STORED DATA

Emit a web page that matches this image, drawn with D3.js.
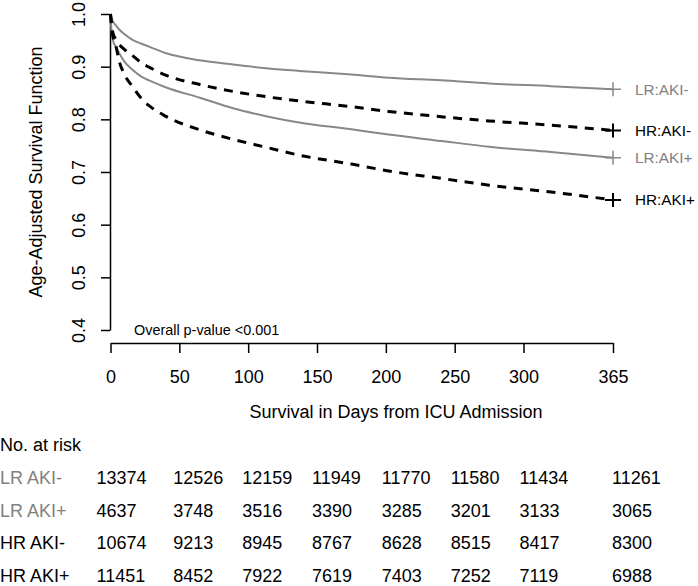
<!DOCTYPE html>
<html>
<head>
<meta charset="utf-8">
<script src="https://cdn.jsdelivr.net/npm/d3@7"></script>
<style>
  html, body { margin: 0; padding: 0; background: #fff; }
  svg { display: block; font-family: "Liberation Sans", Arial, sans-serif; }
</style>
</head>
<body>
<svg id="chart" width="698" height="586"></svg>
<script>
// ---- data ----
const times    = [0, 1, 2, 4, 6.5, 10, 16, 23, 28, 40, 65, 89, 113, 137, 175, 202, 240, 275, 320, 365];
const lrAkiNeg = [1.0, 0.990, 0.985, 0.978, 0.970, 0.962, 0.951, 0.943, 0.938, 0.926, 0.912, 0.904, 0.897, 0.892, 0.885, 0.879, 0.874, 0.868, 0.863, 0.857];
const hrAkiNeg = [1.0, 0.975, 0.962, 0.952, 0.942, 0.933, 0.921, 0.906, 0.899, 0.884, 0.866, 0.853, 0.843, 0.835, 0.824, 0.815, 0.805, 0.797, 0.789, 0.779];
const lrAkiPos = [1.0, 0.960, 0.948, 0.937, 0.925, 0.910, 0.894, 0.880, 0.874, 0.861, 0.841, 0.821, 0.806, 0.794, 0.781, 0.771, 0.759, 0.748, 0.738, 0.727];
const hrAkiPos = [1.0, 0.970, 0.955, 0.938, 0.909, 0.886, 0.862, 0.838, 0.826, 0.806, 0.780, 0.762, 0.747, 0.732, 0.715, 0.702, 0.688, 0.675, 0.662, 0.647];

const seriesNames = ["LR:AKI-", "HR:AKI-", "LR:AKI+", "HR:AKI+"];
const xTicks = [0, 50, 100, 150, 200, 250, 300, 365];
const yTicks = [0.4, 0.5, 0.6, 0.7, 0.8, 0.9, 1.0];

const riskLabels = ["LR AKI-", "LR AKI+", "HR AKI-", "HR AKI+"];
const riskTimes  = [0, 50, 100, 150, 200, 250, 300, 365];
const riskLRneg = [13374, 12526, 12159, 11949, 11770, 11580, 11434, 11261];
const riskLRpos = [4637, 3748, 3516, 3390, 3285, 3201, 3133, 3065];
const riskHRneg = [10674, 9213, 8945, 8767, 8628, 8515, 8417, 8300];
const riskHRpos = [11451, 8452, 7922, 7619, 7403, 7252, 7119, 6988];

// ---- styles / layout ----
const GRAY = "#888888";
const styles = [
  { color: GRAY, width: 2, dash: null },
  { color: "#000", width: 3, dash: "9,7.5" },
  { color: GRAY, width: 2, dash: null },
  { color: "#000", width: 3, dash: "9,7.5" }
];
const seriesValues = [lrAkiNeg, hrAkiNeg, lrAkiPos, hrAkiPos];
const riskRows = [riskLRneg, riskLRpos, riskHRneg, riskHRpos];
const riskLabelColors = [GRAY, GRAY, "#000", "#000"];
const colOffsets = [-14, -6, -6, -5, -4, -4, -4, -1];

const svg = d3.select("#chart");
svg.append("rect").attr("width", 698).attr("height", 586).attr("fill", "#fff");

const x = d3.scaleLinear().domain([0, 365]).range([110.5, 613]);
const y = d3.scaleLinear().domain([0.4, 1.0]).range([330, 14]);

// y axis
const yAxis = svg.append("g")
  .attr("transform", "translate(110,0)")
  .call(d3.axisLeft(y).tickValues(yTicks).tickSize(9).tickSizeOuter(0).tickFormat(d3.format(".1f")));
yAxis.selectAll("path, line").attr("stroke", "#000").attr("stroke-width", 1.5);
yAxis.selectAll("text")
  .attr("x", null).attr("dy", null)
  .attr("transform", "translate(-25,0) rotate(-90)")
  .attr("text-anchor", "middle")
  .attr("font-size", 18)
  .attr("font-family", "Liberation Sans, Arial, sans-serif")
  .attr("fill", "#000");

// x axis
const xAxis = svg.append("g")
  .attr("transform", "translate(0,343)")
  .call(d3.axisBottom(x).tickValues(xTicks).tickSize(10).tickSizeOuter(0).tickFormat(d3.format("d")));
xAxis.selectAll("path, line").attr("stroke", "#000").attr("stroke-width", 1.5);
xAxis.selectAll("text")
  .attr("y", 40).attr("dy", null)
  .attr("font-size", 18)
  .attr("font-family", "Liberation Sans, Arial, sans-serif")
  .attr("fill", "#000");

// axis titles
svg.append("text")
  .attr("transform", "translate(42,172) rotate(-90)")
  .attr("text-anchor", "middle")
  .attr("font-size", 18)
  .text("Age-Adjusted Survival Function");
svg.append("text")
  .attr("x", 396).attr("y", 418)
  .attr("text-anchor", "middle")
  .attr("font-size", 18)
  .text("Survival in Days from ICU Admission");

svg.append("text")
  .attr("x", 134).attr("y", 335)
  .attr("font-size", 14.4)
  .text("Overall p-value <0.001");

// curves
const line = d3.line()
  .x((d, i) => x(times[i]))
  .y(d => y(d))
  .curve(d3.curveMonotoneX);

seriesValues.forEach((vals, k) => {
  const st = styles[k];
  svg.append("path")
    .attr("d", line(vals))
    .attr("fill", "none")
    .attr("stroke", st.color)
    .attr("stroke-width", st.width)
    .attr("stroke-dasharray", st.dash);
  const endV = vals[vals.length - 1];
  const cx = x(times[times.length - 1]);
  const cy = y(endV);
  svg.append("path")
    .attr("d", `M${cx - 8},${cy}H${cx + 8}M${cx},${cy - 7}V${cy + 7}`)
    .attr("stroke", st.color)
    .attr("stroke-width", k % 2 ? 2 : 1.5)
    .attr("fill", "none");
  svg.append("text")
    .attr("x", 635).attr("y", cy)
    .attr("dy", "0.36em")
    .attr("font-size", 15.3)
    .attr("fill", st.color === GRAY ? "#808080" : "#000")
    .text(seriesNames[k]);
});

// number at risk table
svg.append("text")
  .attr("x", 0).attr("y", 451)
  .attr("font-size", 18)
  .text("No. at risk");

riskRows.forEach((row, r) => {
  const by = 484 + 32.5 * r;
  svg.append("text")
    .attr("x", 0).attr("y", by)
    .attr("font-size", 18)
    .attr("fill", riskLabelColors[r] === GRAY ? "#808080" : "#000")
    .text(riskLabels[r]);
  row.forEach((n, c) => {
    svg.append("text")
      .attr("x", x(riskTimes[c]) + colOffsets[c])
      .attr("y", by)
      .attr("font-size", 18)
      .attr("fill", "#000")
      .text(n);
  });
});
</script>
</body>
</html>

WRITTEN TASK
Skip the pictures and restate exactly the lines from the beginning of the listing to the line with "7252, 7119, 6988];", that line included.

REPLY
Emit a web page that matches this image, drawn with D3.js.
<!DOCTYPE html>
<html>
<head>
<meta charset="utf-8">
<script src="https://cdn.jsdelivr.net/npm/d3@7"></script>
<style>
  html, body { margin: 0; padding: 0; background: #fff; }
  svg { display: block; font-family: "Liberation Sans", Arial, sans-serif; }
</style>
</head>
<body>
<svg id="chart" width="698" height="586"></svg>
<script>
// ---- data ----
const times    = [0, 1, 2, 4, 6.5, 10, 16, 23, 28, 40, 65, 89, 113, 137, 175, 202, 240, 275, 320, 365];
const lrAkiNeg = [1.0, 0.990, 0.985, 0.978, 0.970, 0.962, 0.951, 0.943, 0.938, 0.926, 0.912, 0.904, 0.897, 0.892, 0.885, 0.879, 0.874, 0.868, 0.863, 0.857];
const hrAkiNeg = [1.0, 0.975, 0.962, 0.952, 0.942, 0.933, 0.921, 0.906, 0.899, 0.884, 0.866, 0.853, 0.843, 0.835, 0.824, 0.815, 0.805, 0.797, 0.789, 0.779];
const lrAkiPos = [1.0, 0.960, 0.948, 0.937, 0.925, 0.910, 0.894, 0.880, 0.874, 0.861, 0.841, 0.821, 0.806, 0.794, 0.781, 0.771, 0.759, 0.748, 0.738, 0.727];
const hrAkiPos = [1.0, 0.970, 0.955, 0.938, 0.909, 0.886, 0.862, 0.838, 0.826, 0.806, 0.780, 0.762, 0.747, 0.732, 0.715, 0.702, 0.688, 0.675, 0.662, 0.647];

const seriesNames = ["LR:AKI-", "HR:AKI-", "LR:AKI+", "HR:AKI+"];
const xTicks = [0, 50, 100, 150, 200, 250, 300, 365];
const yTicks = [0.4, 0.5, 0.6, 0.7, 0.8, 0.9, 1.0];

const riskLabels = ["LR AKI-", "LR AKI+", "HR AKI-", "HR AKI+"];
const riskTimes  = [0, 50, 100, 150, 200, 250, 300, 365];
const riskLRneg = [13374, 12526, 12159, 11949, 11770, 11580, 11434, 11261];
const riskLRpos = [4637, 3748, 3516, 3390, 3285, 3201, 3133, 3065];
const riskHRneg = [10674, 9213, 8945, 8767, 8628, 8515, 8417, 8300];
const riskHRpos = [11451, 8452, 7922, 7619, 7403, 7252, 7119, 6988];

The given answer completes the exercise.